Add support for creation of tokenization or light document service.
- TL:DR; swap the "contributes" key with a 'fake' "textmate-languageservice-contributes" key in package.json.
- Now possible to wire up a fake language and grammar "contribution" to a package service.
Add service-only tests for TypeScript in the test suite.
Use TextmateLanguageService as global key instead of LSP in service workers.
- "LSP" is an cross-process and IDE-agnostic message format/standard for language feature data.
- This library's just a factory for language feature services in VS Code.
- This change is not breaking thanks to Webpack.
Improve diff generation for error logging in the sample output validator that's used to test feature providers.
Add keywords to the NPM package's metadata for better search engine discovery.
Skip web testing of vscode.DefinitionProvider and vscode.WorkspaceSymbolProvider factory methods.

1.1.0

Bundle files using Webpack for performance boost.
Add browser production support (bundle onig.wasm using encoded-uint8array-loader & prevent reliance on fetch).
Restore typing declaration files for dependent extension consumers.
Fix broken Gitlab pipeline so we have CI testing again.
Fix line number collisions between entry symbols in the outline service.
Fix container name in symbol information output for the document symbol provider.
Upgrade vscode-textmate from 7.0.4 to 9.0.0 (microsoft/vscode-textmate#198).
Ignore test files from package before npm publish to reduce size by ~20%.
Add a web-only test harness for testing compatibility with dependent web extensions.
Add diff logging for JSON output sampling in the output sampler.
Improve test suite performance by 20% by removing dependencies & bundling.

NB:

I credited vscode-matlab contributors for writing some of the provider algorithms.
Apologies and thanks for the support!

1.0.0

Achieved web readiness by handling hashing. We use native hashing of file text contents to keep it fast.
Upgrade from SHA-1 algorithm (a famous collision-attack vector) and adopt stable SHA-256 alternatives.
Remove last external dependency (git-sha1) so we don't need a bundler.

1.0.0-rc-2

Fix the line number in the folding provider for top-level declaration folds after the first declaration.
Add browser readiness with a cost-benefit tradeoff... we now load onig.wasm (Textmate grammar regex parser) without streaming.
Remove any system dependencies in the test scripts. Plus the scripts use the CLIs better & are much cleaner.
Convert previous CI workflow pipeline format to Gitlab.

1.0.0-rc-1

vscode-textmate-languageservice codebase republished and migrated to Gitlab.
Significant changes to the shape of the API exports.
- Usage: const lsp = new LSP('languageId', context)
- API is now a collection of async create* factory functions.

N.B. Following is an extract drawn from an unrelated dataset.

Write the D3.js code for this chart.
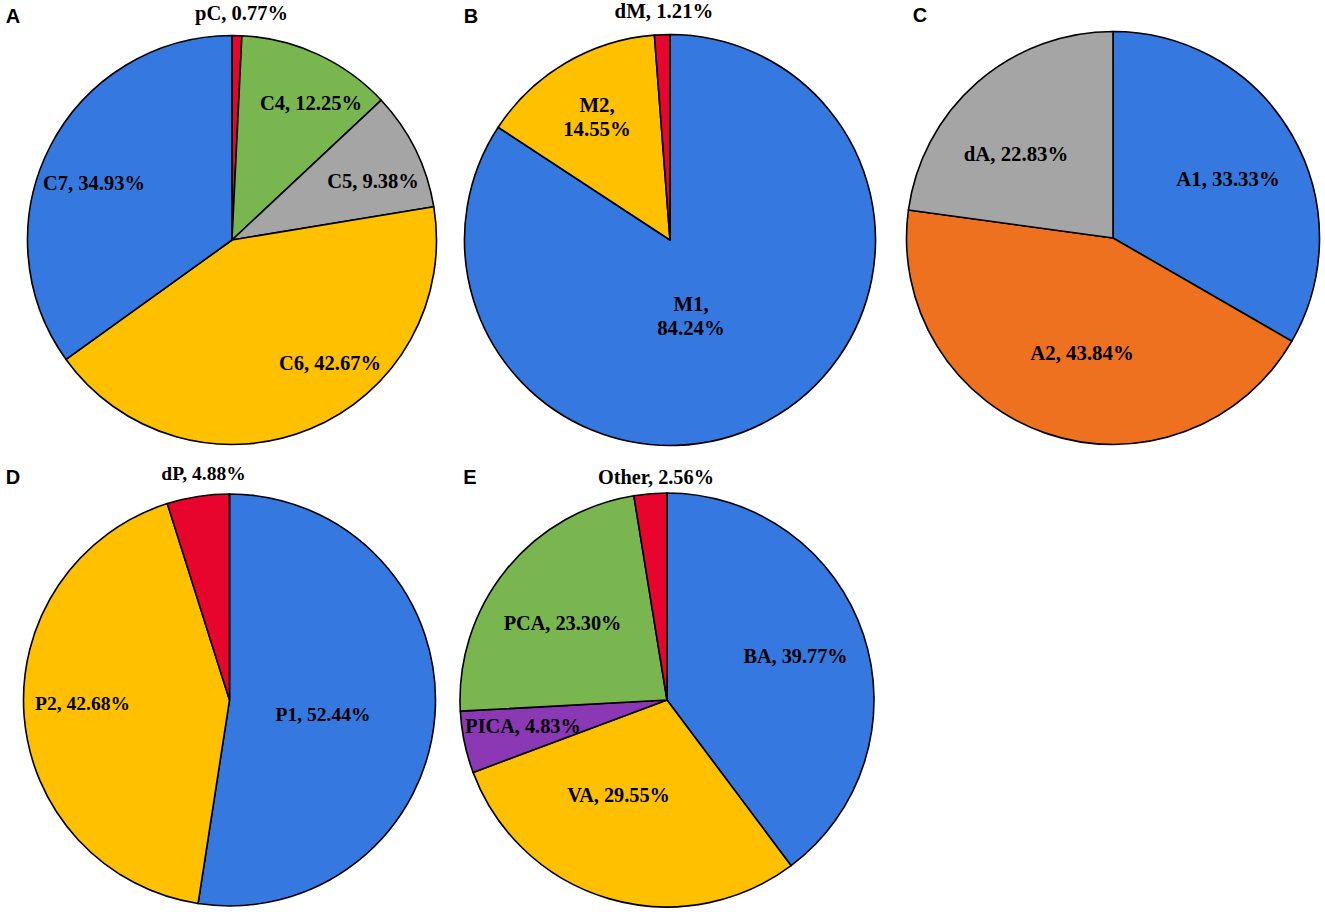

The names match their output interfaces in the VS Code API.
- This means you will need to use await or .then to get the actual provider class..
- It also means your activate function is better off as an async function - the code will be easier to read.
- Services/generators/engines are now all created behind the scenes to reduce boilerplate.
Introduce top-level "textmate-languageservices" to support extension manifests with multiple configured languages.
- This key can map language ID to config path, i.e. "textmate-languageservices": { "lua": "./syntaxes/lua-textmate-configuration.json" }.
- (Without the setting, the package loads ./textmate-configuration.json targeting the language ID in the LSP constructor.)
Mostly removed Node dependencies in favour of native VS Code APIs. (Browser support SOON™?)
Fix external file search matching in the definition provider, so it now searches in any folder.
Invalidate service caches using an asynchronous hash engine - see #1.
Rewrite folding provider to remove performance overheads in header & block folding - see #2.
Fix line token incrementation for decremented lines in the tokenizer.
Fix for cache hashing in Textmate engine tokenization queue.
Add performance layer to Textmate scope selector parser to bypass the need for a WASM parser.

0.2.3

Fix performance of header algorithm.
Fix ending decrement of 1 line in folding provider top-level blocks.
Add local test execution support to test suite.

0.2.2

Fix performance of folding provider block dedent loop.
Port Textmate scope parser to TypeScript and remove caching overheads.

0.2.1

Boost tokenization performance by adding cache layers to Textmate scope selector logic.

0.2.0

Accept limited Textmate scope selectors in all configuration values.
Introduce array-string duplicity to all configuration values.
Add test suite for Textmate engine & VS Code providers.

Major breaking change - meta.parens does not match meta.function-call.parens in Textmate scope selectors.

0.1.1

Adds engine tokenization queue to improve performance for large files.

0.1.0

Initial version:

Core Textmate engine generating data collection from Textmate token list.
Includes five providers:
- Document symbol provider
- Folding provider
- Peek definition provider
- Table of Contents provider
- Workspace symbol provider
Configurable by textmate-configuration.json.
Providers are exposed by a module index at ./src/index.ts.

Roadmap

🚀 Adopt native fetch (Node 18.x) for loading WASM regexp parser for Oniguruma.
🚀 Investigate rolling PEG parser for Textmate scope selectors in WASM format.
✨ Semantic highlighting provider for parameters.
✨ Semantic highlighting provider for classes or other "Table of Contents" items.
✨ Semantic highlighting for variable assignment driven by token types and/or text.